Circulating Libraries Promote the Three-Decker

“Popular New Novels, at all the libraries, each in 3 volumes,” ran the publishers’ advertisements. This format, established after the enormous success of Sir Walter Scott’s three-volume novels in the 1820s, remained the standard one for new fiction until 1894. J. A. Sutherland compares its stability to “the other grand durables of the British Empire—the Queen, the Constitution and the Navy.”

Three examples of the Three-Decker

Mrs. Henry Wood, Within the Maze, Bentley, 1872 [2267]


Nicknamed the “three-decker” after an eighteenth-century battleship which carried guns on three decks, this format did not suit all writers. Often the publisher asked the author to pad the text or the printer to employ generous spacing, wide margins, and to add page divisions between chapters to stretch a thin work.

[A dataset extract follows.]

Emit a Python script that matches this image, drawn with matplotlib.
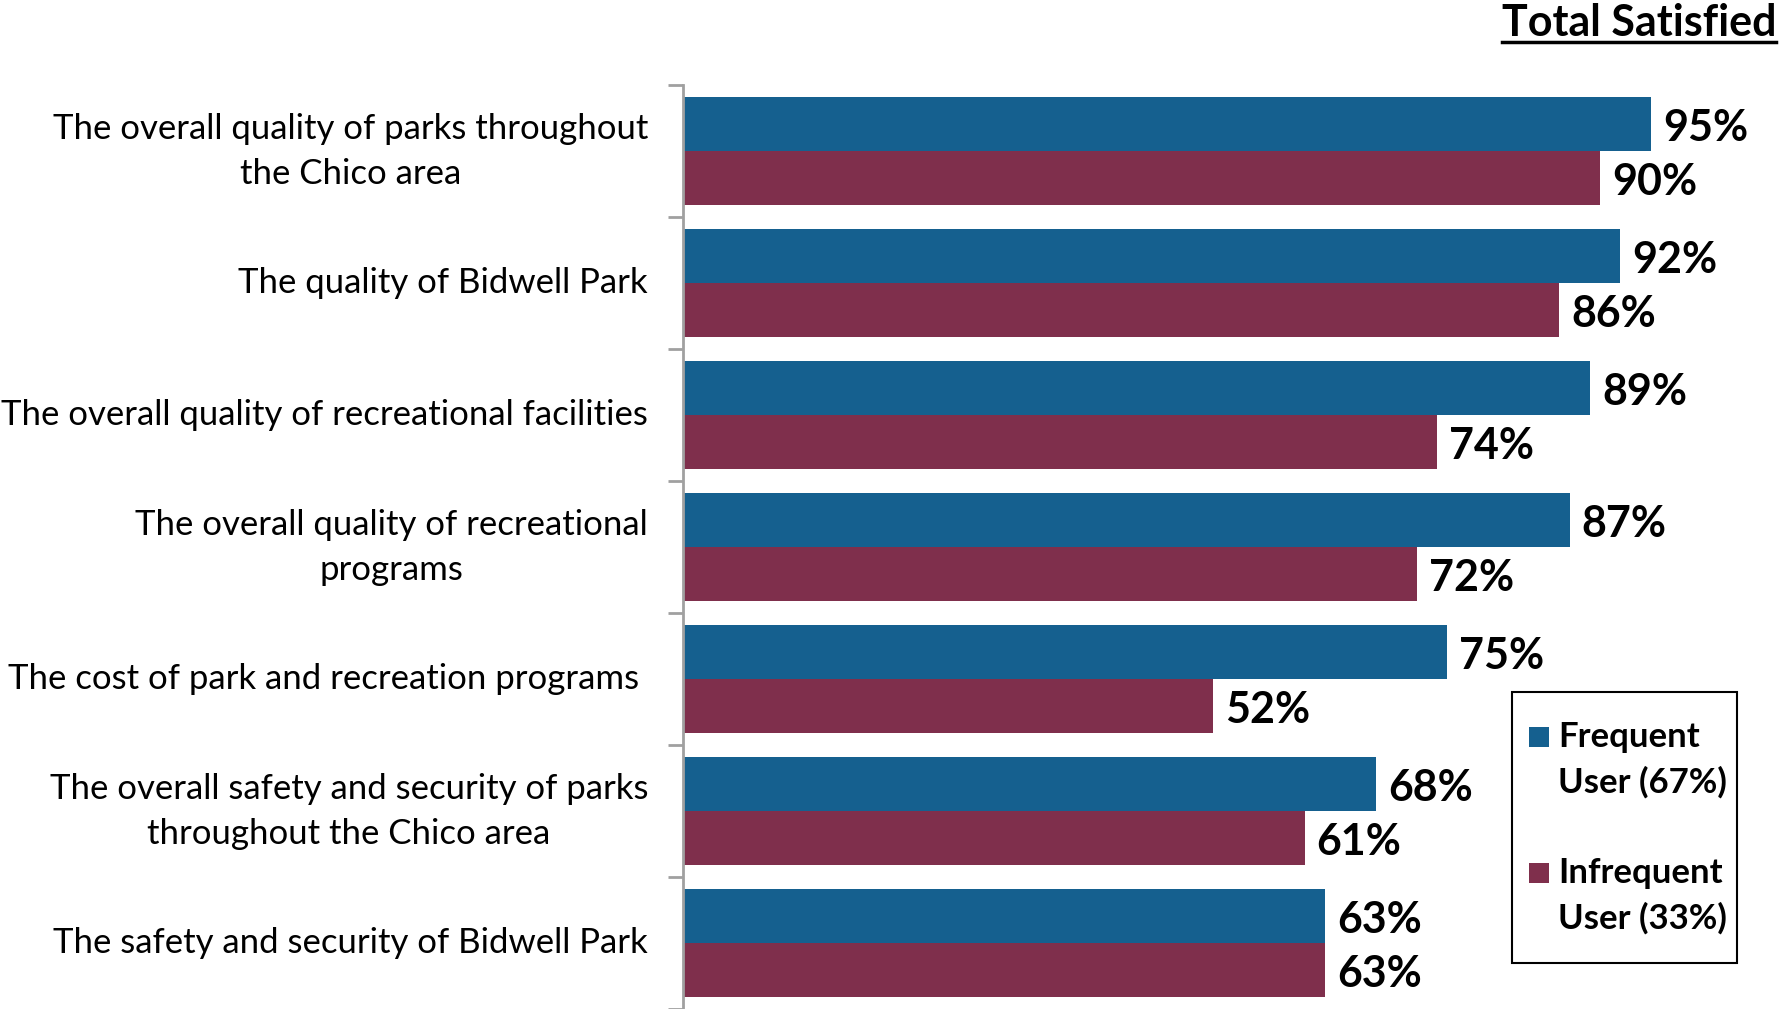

Each volume averaged 320 pages.

Trollope objected to extending his one volume work Lotta Schmidt to three: “I have always endeavored to give good measure to the public—The pages, as you propose to publish them, are so thin and desolated, and contain such a poor rate of type meandering thro’ a desert of margin, as to make me ashamed of the idea of putting my name to the book.”

Circulating Library Three- Deckers

No other library was as successful as Charles Edward Mudie’s Select Circulating Library, where subscriptions began at 1 guinea (21 shillings) per year for one volume which could be exchanged repeatedly. With one title Mudie could double or triple his profit by circulating a novel among three subscribers. He stocked works of history, biography, religion, and travel, but fiction, “suitable for family reading,” represented over 40% of his stock. His organizational skill enabled him to dominate the scene not only in London but also in the provinces and overseas. He bought in such volume that he obtained discounts of up to 50% for a three-decker.

Cooperation between the circulating libraries and the publishers kept the price of the novel artificially high. If a renegade publisher tried to cut the price, his titles weren’t reviewed or stocked by the libraries and he might have trouble obtaining supplies. The middle classes who couldn’t afford to pay 31 shillings 5 pence a title enjoyed a constant supply of the latest fiction from their library for 21 shillings a year.

J. S. Le Fanu, The Cock and Anchor, Curry, 1845. [1373a, 1373])


Marie Corelli, Wormwood, Bentley, 1890. [630]

Library books lasted longer in sturdy bindings. There were no red ribbons on circulation library copies of Wormwood, as in this private copy.

Rhoda Broughton, Belinda, Bentley, 1883 [356, 356a]

Although Broughton’s first and second novels came out in attractive calico cloth bindings, Belinda [356 and 356a] was promptly reissued in plain cloth. Subsequent works by this author were all published in plain cloth. Sadleir says, “I think it may be taken for certain that the Circulating Libraries objected to the clinging quality of chintz bindings, and that these were abandoned under pressure from important customers.

Birket Foster’s “Dividing the Profits”

A contemporary artist, Birket Foster depicts a rotund well-to-do publisher with his bag of gold “dividing the profits of a book.” For publishers the three- decker was a commercially safe investment when printed in small editions (500, 750, 1000 copies for a new author) despite its high price of 1½ guineas. Prearrangement with circulating libraries guaranteed an adequate proportion of sales even for a literary flop. If the work became a success, the publisher increased his profit by issuing a reprint within the year or even within a few months of the original publication.